Directions for this task
Quote each line of the material verbatim, without the pictures.

Given data
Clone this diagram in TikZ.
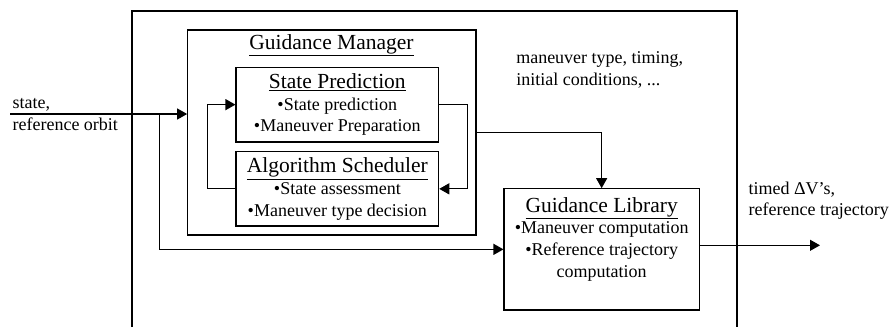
\documentclass[tikz,border=0pt]{standalone}
\usepackage{fontspec}
\setmainfont{Liberation Serif}
\usetikzlibrary{arrows.meta}
\begin{document}
\begin{tikzpicture}[x=1pt,y=-1pt,
  line width=1.1pt,
  body/.style={font=\fontsize{18}{21.7}\selectfont},
  ttl/.style={font=\fontsize{21.5}{24}\selectfont},
  box/.style={draw, rectangle, inner sep=0pt, align=center, body},
  lbl/.style={anchor=north west, inner sep=0pt, align=left, body},
  arr/.style={-{Triangle[length=10pt,width=11pt]}}
]
\useasboundingbox (0,0) rectangle (896,327);
% outer frame
\draw (132,327) -- (132,11) -- (737,11) -- (737,327);
% guidance manager
\node[box, minimum width=288.3pt, minimum height=205pt] (gm) at (331.85,132.5) {};
\node[ttl, inner sep=0pt] (gmt) at (331.5,45) {\underline{Guidance Manager}};
\node[box, minimum width=202.7pt, minimum height=74.7pt] (sp) at (337.35,104.65)
  {{\fontsize{21.5}{24}\selectfont\underline{State Prediction}}\\•State prediction\\•Maneuver Preparation};
\node[box, minimum width=202.7pt, minimum height=74.3pt] (as) at (337.35,188.85)
  {{\fontsize{21.5}{24}\selectfont\underline{Algorithm Scheduler}}\\•State assessment\\•Maneuver type decision};
\node[box, minimum width=195.3pt, minimum height=121.3pt] (gl) at (601.65,249.35)
  {{\fontsize{21.5}{24}\selectfont\underline{Guidance Library}}\\•Maneuver computation\\•Reference trajectory\\computation\\[-4pt]\strut};
% labels
\node[lbl] (l1) at (12,98) {state,\\reference orbit};
\node[lbl] (l2) at (515.7,51) {maneuver type, timing,\\initial conditions, ...};
\node[lbl] (l3) at (748,181) {timed ΔV’s,\\reference trajectory};
% connectors
\coordinate (in) at (10,114);
\coordinate (br) at (159.7,114);
\coordinate (out) at (820,245.3);
\draw[arr] (in) -- (in -| gm.west);
\draw[arr] (br) |- (gl.west);
\draw[arr] (as.west) -- ++(-27.7,0) |- (sp.west);
\draw[arr] (sp.east) -- ++(28,0) |- (as.east);
\draw[arr] (gm.east) -| (gl.north);
\draw[arr] (out -| gl.east) -- (out);
\end{tikzpicture}
\end{document}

Task answer
Clone this diagram in TikZ.
\documentclass[tikz,border=0pt]{standalone}
\usepackage{fontspec}
\setmainfont{Liberation Serif}
\usetikzlibrary{arrows.meta}
\begin{document}
\begin{tikzpicture}[x=1pt,y=-1pt,
  line width=1.1pt,
  body/.style={font=\fontsize{18}{21.7}\selectfont},
  ttl/.style={font=\fontsize{21.5}{24}\selectfont},
  box/.style={draw, rectangle, inner sep=0pt, align=center, body},
  lbl/.style={anchor=north west, inner sep=0pt, align=left, body},
  arr/.style={-{Triangle[length=10pt,width=11pt]}}
]
\useasboundingbox (0,0) rectangle (896,327);
% outer frame
\draw (132,327) -- (132,11) -- (737,11) -- (737,327);
% guidance manager
\node[box, minimum width=288.3pt, minimum height=205pt] (gm) at (331.85,132.5) {};
\node[ttl, inner sep=0pt] (gmt) at (331.5,45) {\underline{Guidance Manager}};
\node[box, minimum width=202.7pt, minimum height=74.7pt] (sp) at (337.35,104.65)
  {{\fontsize{21.5}{24}\selectfont\underline{State Prediction}}\\•State prediction\\•Maneuver Preparation};
\node[box, minimum width=202.7pt, minimum height=74.3pt] (as) at (337.35,188.85)
  {{\fontsize{21.5}{24}\selectfont\underline{Algorithm Scheduler}}\\•State assessment\\•Maneuver type decision};
\node[box, minimum width=195.3pt, minimum height=121.3pt] (gl) at (601.65,249.35)
  {{\fontsize{21.5}{24}\selectfont\underline{Guidance Library}}\\•Maneuver computation\\•Reference trajectory\\computation\\[-4pt]\strut};
% labels
\node[lbl] (l1) at (12,98) {state,\\reference orbit};
\node[lbl] (l2) at (515.7,51) {maneuver type, timing,\\initial conditions, ...};
\node[lbl] (l3) at (748,181) {timed ΔV’s,\\reference trajectory};
% connectors
\coordinate (in) at (10,114);
\coordinate (br) at (159.7,114);
\coordinate (out) at (820,245.3);
\draw[arr] (in) -- (in -| gm.west);
\draw[arr] (br) |- (gl.west);
\draw[arr] (as.west) -- ++(-27.7,0) |- (sp.west);
\draw[arr] (sp.east) -- ++(28,0) |- (as.east);
\draw[arr] (gm.east) -| (gl.north);
\draw[arr] (out -| gl.east) -- (out);
\end{tikzpicture}
\end{document}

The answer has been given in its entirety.